• The NFT dubbed "IS-News #01" is believed to be made by an ISIS supporter
  • Two other NFTs are also reportedly made by the said supporter
  • All three were not traded and were no longer available on NFT marketplaces

Intelligence officials and national security experts raised a red flag over the appearance of an NFT, which, according to them, was designed and shared by a "terrorist sympathizer," noting that the emerging blockchain technology could propel the spread of terrorist propaganda and messages and could be used as a tool for raising funds for global terror groups.

The NFT dubbed "IS-News #01" was spotted via pro-ISIS social media accounts by Raphael Guck, one of the founders of Jihadoscope, a firm monitoring jihadist activities across social media and the internet. The said Non-Fungible Token was reportedly created by a supporter of the terror group that praised the "army of the Caliphate" for attacking a place in Kabul.

In a report that came out over the weekend, The Wall Street Journal mentioned that the NFT could be an indicator that the Islamic State as well as other terror groups are maybe prepping to use Non-Fungible Tokens to avert efforts, especially that of the Western countries to destroy the groups' online messaging and fundraising.

An unloaded Twitter website is seen on a phone without an internet connection, in front of a displayed ISIS flag in this photo illustration in Zenica, Bosnia and Herzegovina, Feb. 3, 2016. REUTERS/Dado Ruvic

According to the report, former U.S. intelligence officials commented that the NFT was made perhaps as an experiment to try a new way to reach out and raise funds for the Islamic State. Regulators and security officials reportedly expressed their concern about the possibility that terrorists want to exploit new technologies and markets, including NFTs.

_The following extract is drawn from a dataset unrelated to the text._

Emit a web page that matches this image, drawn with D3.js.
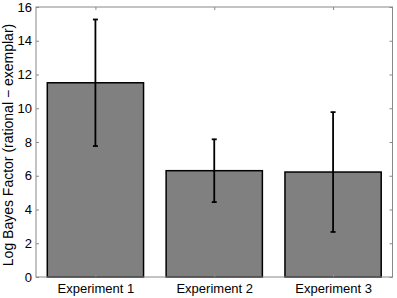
<!DOCTYPE html>
<html><head><meta charset="utf-8">
<script src="https://cdn.jsdelivr.net/npm/d3@7"></script>
<style>body{margin:0;background:#fff;} text{font-family:"Liberation Sans",Arial,sans-serif;}</style>
</head><body>
<svg id="c" width="397" height="298"></svg>
<script>
const categories = ["Experiment 1", "Experiment 2", "Experiment 3"];
const values = [11.51, 6.30, 6.22];
const errors = [3.75, 1.86, 3.55];
const yTicks = [0, 2, 4, 6, 8, 10, 12, 14, 16];
const yLabel = "Log Bayes Factor (rational \u2212 exemplar)";

const svg = d3.select("#c");
const L = 36, R = 392.5, T = 7, B = 277;
const x = d3.scaleLinear().domain([0.5, 3.5]).range([L, R]);
const y = d3.scaleLinear().domain([0, 16]).range([B, T]);
const axisColor = "#888";
const half = 0.405;

// bars
svg.selectAll("rect.bar").data(values).enter().append("rect")
  .attr("x", (d, i) => x(i + 1 - half))
  .attr("width", x(1 + 2 * half) - x(1))
  .attr("y", d => y(d))
  .attr("height", d => y(0) - y(d))
  .attr("fill", "#808080").attr("stroke", "#000").attr("stroke-width", 1.5);

// axes box
svg.append("rect").attr("x", L).attr("y", T).attr("width", R - L).attr("height", B - T)
  .attr("fill", "none").attr("stroke", axisColor).attr("stroke-width", 1);

// y ticks left and right
const yAxisL = d3.axisLeft(y).tickValues(yTicks).tickSize(-3).tickPadding(4);
const gL = svg.append("g").attr("transform", `translate(${L},0)`).call(yAxisL);
gL.select(".domain").remove();
gL.selectAll("line").attr("stroke", axisColor);
gL.selectAll("text").attr("font-size", 13).attr("fill", "#000");

const yAxisR = d3.axisRight(y).tickValues(yTicks).tickSize(-3).tickFormat("");
const gR = svg.append("g").attr("transform", `translate(${R},0)`).call(yAxisR);
gR.select(".domain").remove();
gR.selectAll("line").attr("stroke", axisColor);

// x ticks
const xAxisB = d3.axisBottom(x).tickValues([1, 2, 3]).tickSize(-3).tickPadding(6.5)
  .tickFormat((d) => categories[d - 1]);
const gB = svg.append("g").attr("transform", `translate(0,${B})`).call(xAxisB);
gB.select(".domain").remove();
gB.selectAll("line").attr("stroke", axisColor);
gB.selectAll("text").attr("font-size", 13).attr("fill", "#000");

const xAxisT = d3.axisTop(x).tickValues([1, 2, 3]).tickSize(-3).tickFormat("");
const gT = svg.append("g").attr("transform", `translate(0,${T})`).call(xAxisT);
gT.select(".domain").remove();
gT.selectAll("line").attr("stroke", axisColor);

// error bars
const eg = svg.append("g").attr("stroke", "#000").attr("stroke-width", 1.8);
values.forEach((v, i) => {
  const cx = x(i + 1);
  eg.append("line").attr("x1", cx).attr("x2", cx).attr("y1", y(v - errors[i])).attr("y2", y(v + errors[i]));
  [v - errors[i], v + errors[i]].forEach(e => {
    eg.append("line").attr("x1", cx - 2.5).attr("x2", cx + 2.5).attr("y1", y(e)).attr("y2", y(e));
  });
});

// y label
svg.append("text").attr("transform", `translate(13,${(T + B) / 2 + 3}) rotate(-90)`)
  .attr("text-anchor", "middle").attr("font-size", 14).attr("fill", "#000").text(yLabel);
</script>
</body></html>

"It's very much an experiment [...] to find ways to make content indestructible," Gluck, the one who discovered the "IS-News #01" NFT, said. Apart from this particular NFT, the supporter also made a couple of other NFTs on Aug. 26, according to Mario Cosby, a former federal intelligence analyst who specializes in the blockchain.

One of these shows a person garbed in a lab suit and gas mask, which many think is a portrait of an ISIS fighter teaching followers how to make explosives. The other one appears like a campaign condemning cigarette smoking.

None of these NFTs were ever traded and after OpenSea, an NFT marketplace, discovered the listing, it immediately took down the listing and closed the account of the one who posted them. Despite this, security experts think it could be a start.

"It was only a matter of time," Yaya Fanusie, a former CIA economic and counterterrorism analyst said. Cosby, meanwhile, noted that the mere existence of these tokens should be a cause of concern since "it's as censorship-proof as you can get," adding that "there's not really anything anyone can do to actually take this NFT down."